The remainder of the programme explored music written for female rulers. Margaret of Austria, who governed the duchy of Burgundy in the early 16th century, commissioned an exceptionally dark, mysterious motet from Pierre de la Rue to commemorate her brother’s death, while herself writing a three-voice piece in both French and Latin.
Music for Queen Mary included John Sheppard’s mighty Gaude, Gaude, Gaude Maria, with several wordless plainsong interludes, delivered with exceptional smoothness. Byrd’s motet for Elizabeth I, O Lord, Make Thy Servant Elizabeth, boasted an exquisitely controlled Amen, kept prayerful. Two madrigals from The Triumphs of Oriana illuminated the spicier side of the Elizabethan court.
Finally, Dialogo and Quodlibet, written last year by Joanna Marsh, contrasted scholarly theorising by the six men with the flightier disruption intended by the six ladies, until finally they agreed to unite and entertain.

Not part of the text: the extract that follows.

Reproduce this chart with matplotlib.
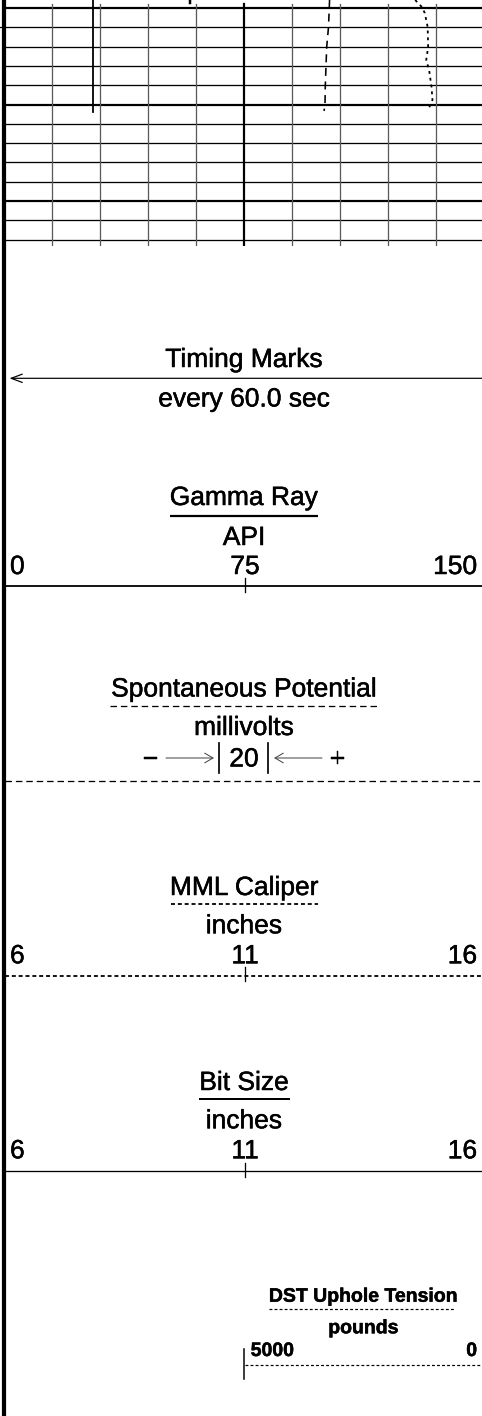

The style harked back to the Renaissance and fitted wittily into this context.
A lunchtime concert by the Consone Quartet included two of Beethoven’s Op 18 quartets, Nos 1 and 3. I cannot comment on the first since it was disfigured by transmission problems, except to say that it was tackled cautiously and with introspection. The group appeared to abandon this approach in No 3, which was altogether more relaxed, reaching a peak in a finale full of energy and joie de vivre.
The online festival has not been without technical difficulties, but we may be extremely grateful for the huge effort put into it both by the performers and by the Early Music Centre staff. It has lightened everyone’s mood to be able to see music “live” again at long last.